While the principles of self-determination are crucial, in matters as complex as the interaction of finite royalty distributions against ongoing and deep-seated deficits in basic physical and social infrastructure, it is essential that the Aboriginal decisionmakers have access to objective and professional advice, and importantly, that key advisers with extraordinary conflicts of interest are not the primary sources of such advice. These are matters that a proactive minister could address through more intensive engagement and communication on the ground, and through more intensive, and dare I say courageous, regulatory oversight.

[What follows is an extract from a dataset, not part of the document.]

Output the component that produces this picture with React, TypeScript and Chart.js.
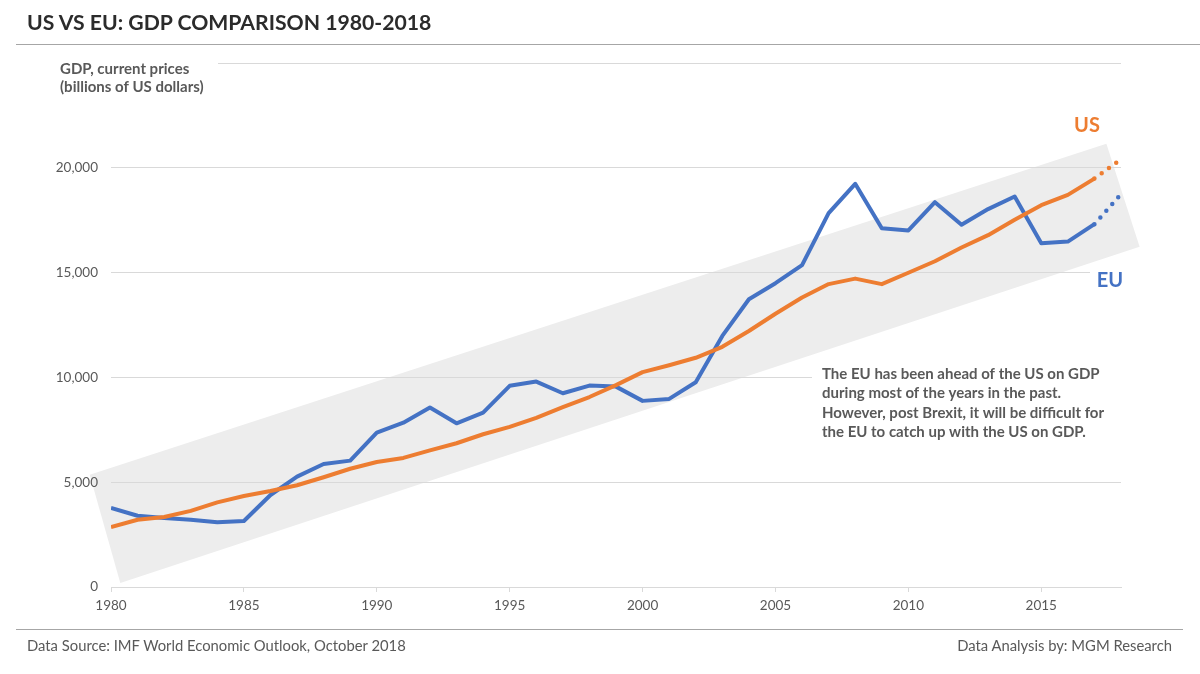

The ALC website has a short and professionally scripted and filmed video promoting the royalty shoppa arrangements to residents on Groote (link here). I recommend readers take a quick look. The very first words uttered in the video are ‘The days of our people getting ripped off are over!’

 

22 September 2024

1 comment:

  1. Given the allegations about the quality of whitegoods, it is natural to have concerns about who they are purchased from. What is the ownership structure of the wholesaler or other intermediaries? Are there any links to the ALC board?